ある夏の夕暮れ、汐見町の海辺を、私は浴衣を着て下駄を履き、父に手を引かれて歩いている。ふと、下駄の鼻緒が切れた。父は鼻緒を直そうとするがうまくいかない。諦めた父は私を背負って、砂浜をゆっくりと歩いていく……。

すでに当時から、埋め立て工事は進んでおり、海岸線は遠のいていたが、それでもすぐ近所に、寄せては返す波を眺められる海辺があった。現在、そのあたりはすっかり「内陸」となり、「汐見町」という町名さえ、地図から消えてしまった。

そんな「海」の記憶を思い出し、A男にも「初めての海」を聞いてみた。
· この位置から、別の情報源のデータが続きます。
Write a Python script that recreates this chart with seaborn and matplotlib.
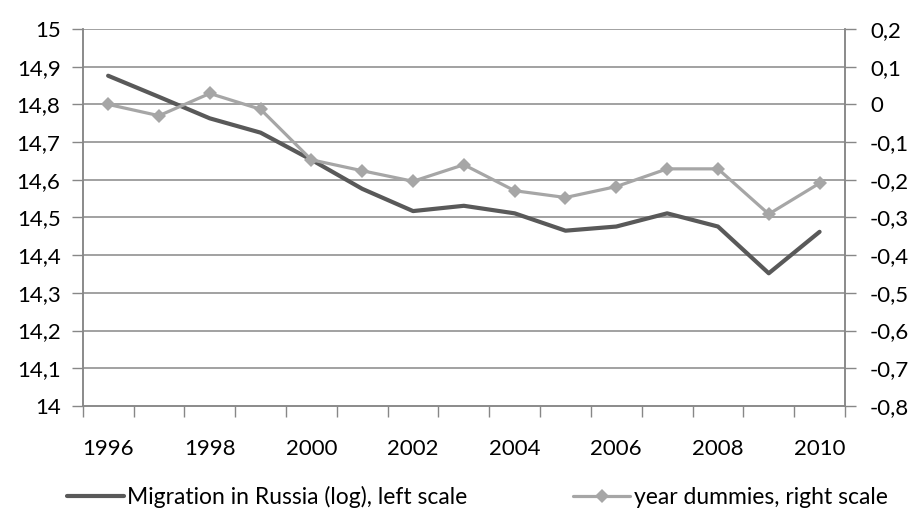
import matplotlib
matplotlib.use("Agg")
import matplotlib.pyplot as plt
from matplotlib.ticker import FixedLocator, FuncFormatter, NullFormatter
import numpy as np
import pandas as pd
import seaborn as sns

# data
years = list(range(1996, 2011))
migration_log = [14.876, 14.820, 14.763, 14.725, 14.653, 14.576, 14.517, 14.531,
                 14.511, 14.465, 14.476, 14.511, 14.476, 14.352, 14.462]
year_dummies = [0.0, -0.030, 0.029, -0.013, -0.147, -0.176, -0.204, -0.160,
                -0.229, -0.247, -0.218, -0.171, -0.171, -0.291, -0.209]
label_dark = "Migration in Russia (log), left scale"
label_light = "year dummies, right scale"

dark = "#595959"
light = "#a6a6a6"
grid = "#878787"
fs = 16

sns.set_style("white")
plt.rcParams["font.family"] = ["Lato", "DejaVu Sans"]
plt.rcParams["font.size"] = fs
plt.rcParams["text.color"] = "black"
plt.rcParams["xtick.color"] = "black"
plt.rcParams["ytick.color"] = "black"

df = pd.DataFrame({"year": years, "mig": migration_log, "dum": year_dummies})

fig = plt.figure(figsize=(9.14, 5.30), dpi=100)
ax = fig.add_axes([0.0905, 0.234, 0.834, 0.7113])
ax2 = ax.twinx()

sns.lineplot(data=df, x="year", y="mig", ax=ax, color=dark, linewidth=3.0,
             label=label_dark, legend=False, zorder=3)
sns.lineplot(data=df, x="year", y="dum", ax=ax2, color=light, linewidth=2.3,
             marker="D", markersize=7.5, markeredgewidth=0, label=label_light,
             legend=False, zorder=3)


def comma_fmt(v, p):
    v = round(v, 2)
    if abs(v) < 1e-9:
        v = 0.0
    return ("%g" % v).replace(".", ",")


ax.set_ylim(14, 15)
ax.set_yticks(np.round(np.arange(14, 15.01, 0.1), 2))
ax.yaxis.set_major_formatter(FuncFormatter(comma_fmt))
ax2.set_ylim(-0.8, 0.2)
ax2.set_yticks(np.round(np.arange(-0.8, 0.21, 0.1), 2))
ax2.yaxis.set_major_formatter(FuncFormatter(comma_fmt))

ax.set_xlim(years[0] - 0.5, years[-1] + 0.5)
ax.xaxis.set_major_locator(FixedLocator([y - 0.5 for y in years] + [years[-1] + 0.5]))
ax.xaxis.set_major_formatter(NullFormatter())
ax.xaxis.set_minor_locator(FixedLocator(years[::2]))
ax.xaxis.set_minor_formatter(FuncFormatter(lambda v, p: "%d" % v))
ax.tick_params(axis="x", which="major", direction="out", length=8, width=1, color=grid, bottom=True)
ax.tick_params(axis="x", which="minor", length=0, pad=24, labelsize=fs)
ax.tick_params(axis="y", direction="out", length=8, width=1, color=grid, left=True, pad=8, labelsize=fs)
ax2.tick_params(axis="y", direction="out", length=8, width=1, color=grid, right=True, pad=10, labelsize=fs)

ax.set_xlabel("")
ax.set_ylabel("")
ax2.set_ylabel("")
ax.grid(False)
ax2.grid(False)
for v in ax.get_yticks()[1:]:
    ax.axhline(v, color=grid, linewidth=1.1, zorder=1)

for a in (ax, ax2):
    a.spines["top"].set_visible(False)
    for s in ("left", "right", "bottom"):
        a.spines[s].set_color(grid)
        a.spines[s].set_linewidth(1.1)

h1, l1 = ax.get_legend_handles_labels()
h2, l2 = ax2.get_legend_handles_labels()
fig.legend(h1 + h2, l1 + l2, loc="center", bbox_to_anchor=(0.522, 0.062), ncol=2,
           frameon=False, handlelength=2.5, handletextpad=0.15, columnspacing=4.6,
           fontsize=16.5)

fig.savefig("out.png", dpi=100)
彼の故郷のニューデリーは内陸で、海からは遠い。彼が初めて海を見たのは、10歳のころ。両親と姉の4人で、インド最南端の「カンヤクマリ」という海辺の町へ休暇に出かけた時のことだという。

アラビア海、インド洋、ベンガル湾という「3つの海」が交差する地点だというそこは、まさに茫洋たる大海が広がっており、彼の心を強く捉えたという。

「海は本当に広くて、きれいで、一日中、遊んだよ。砂浜にはきれいな形の貝殻がたくさんあってね。それを拾い集めて、きれいに洗って枕元に置いて寝たんだ」

「それがね、朝起きたら、貝殻が、ベッドの上や部屋の中、いっぱい散らばってるんだよ。もう、びっくりしてお母さんを呼んだんだ。……僕が集めたのはね、普通の貝殻じゃなくて、ぜんぶ『ヤドカリ』だったの。びっくりしたよ〜」

A男は、子供の時から、A男だったのだなあと、しみじみ思った。